1 lb Chicken Breast (500 g)

1 Lemon

1 Onion (Sliced)

3 Garlic Cloves (minced)

1/4 Cup Flour

1 Cup Chicken Stock

1/2 Cup Dry White Wine

2 Tbsp Olive Oil (divided)

4 Tsp Capers

1/2 Tsp Salt

1/2 Tsp Pepper


Cut the chicken breast into thin 2-3" cutlets at set aside.

On a small plate combine the flour, salt, and pepper. Once mixed together, coat both sides of the chicken. In a medium sauce pan add half of the olive oil and sear off the chicken on a medium heat for about 2 -3 minutes on each side. The chicken should be about 75% cooked. Then remove the chicken from the heat at set it aside. Be sure to also set aside the flour mixture for later use.

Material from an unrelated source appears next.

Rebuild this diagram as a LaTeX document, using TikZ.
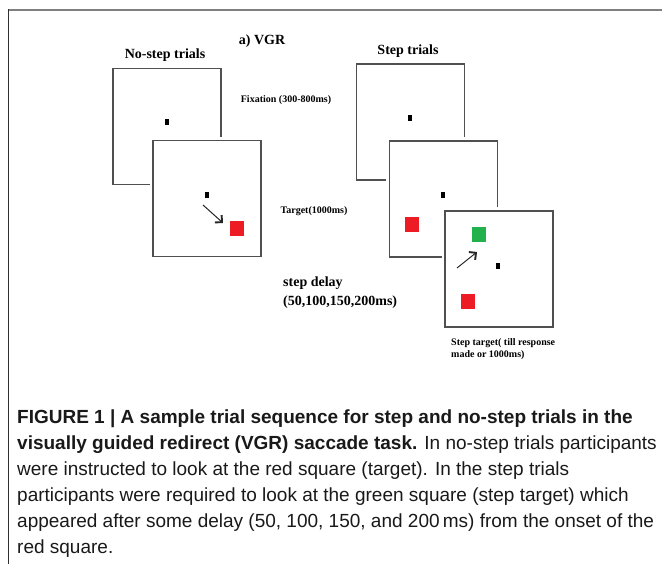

Clean the pan and on a medium heat add the remaining olive oil and onions. Cook the onions for about 5 minutes and then add the garlic. Continue to cook until you can smell garlic, about 30 sec - 1 min.

Add the chicken stock, wine, capers and the juice from 1/2 of the lemon along with the remining flour mixture to the onion and garlic mix and bring it to a simmer. Once it is simmering add the chicken back into the pan, bring it back to a simmer and continue to cook for another 3-4 minutes (or until chicken is done).

Serve and Enjoy.

*You can use the remaining 1/2 lemon to garnish the dish by thinly slicing it. We choice to serve this dish with cauliflower rice but to make it look more appetizing, you may prefer to use steamed broccoli or mixed veggies.